So often I hear people say, “I’d love to go to therapy but I wouldn’t even know where to start!” My advice, as a therapist, is simple: just begin.
There’s no perfect way to tell your story – it’s complicated because you’re a real person who has lived for 20, 30, 40, etc years and has had a lot happen to make you who you are today. Starting anywhere you feel comfortable is perfectly fine. I often ask clients, “Do you know what you’d like to talk about or would you like me to ask you some questions to get going?” It’s common for people to show up and know they need help, but just not know exactly how to express their needs. It’s my job to guide you and give you a little direction. Oftentimes, there will be a “final straw” that brings someone to therapy such as a breakup, loss of job, or major fight with their significant other. In these cases, starting with what happened today and working backwards can feel helpful. If there is no “urgent need” though, maybe starting with how you’ve been feeling about life recently would give you a place to begin. In fact, starting counseling when you’re not in crisis can be wonderful because you have the mental space to start developing good coping strategies for when you do face difficulties.
Remembering that therapy (like most things in life!) is a process and not a race is important. Everything doesn’t need to come out in the first session. As counselors, we are also really good at picking out what’s important and asking you clarifying questions to assist us in getting the information we need to best help you so don’t worry about feeling scattered – we can put it all together.

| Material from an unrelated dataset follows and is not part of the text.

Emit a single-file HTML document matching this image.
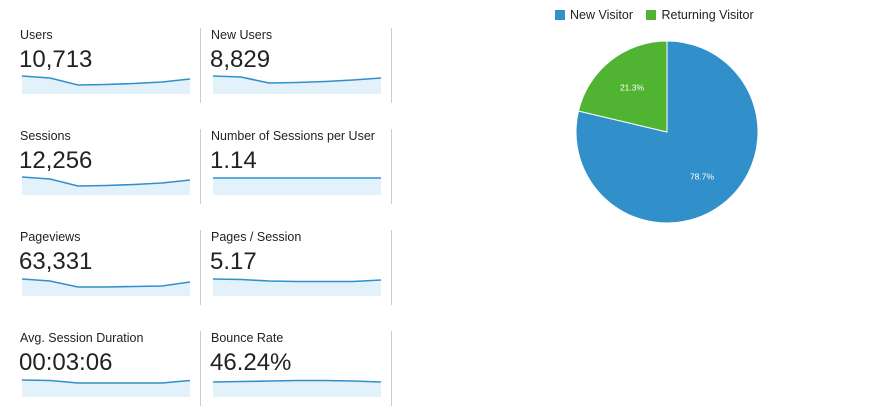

I remember wanting to try out minimalism last year and just standing there, staring at all my stuff, wondering where to even start because there was so. much. After several weeks of doing nothing, I realized that I was no closer to my goal of getting rid of things I don’t need because I was paralyzed by fear of not starting the “right” way. Finally, I looked at the chaotic mess of books on my shelf and started making piles of what to keep and what to give away. I felt so accomplished after clearing those books away that it gave me the momentum I needed to move on to my closet and then the kitchen, etc. The moral of this story is that to get un-stuck, I just needed to begin somewhere, anywhere.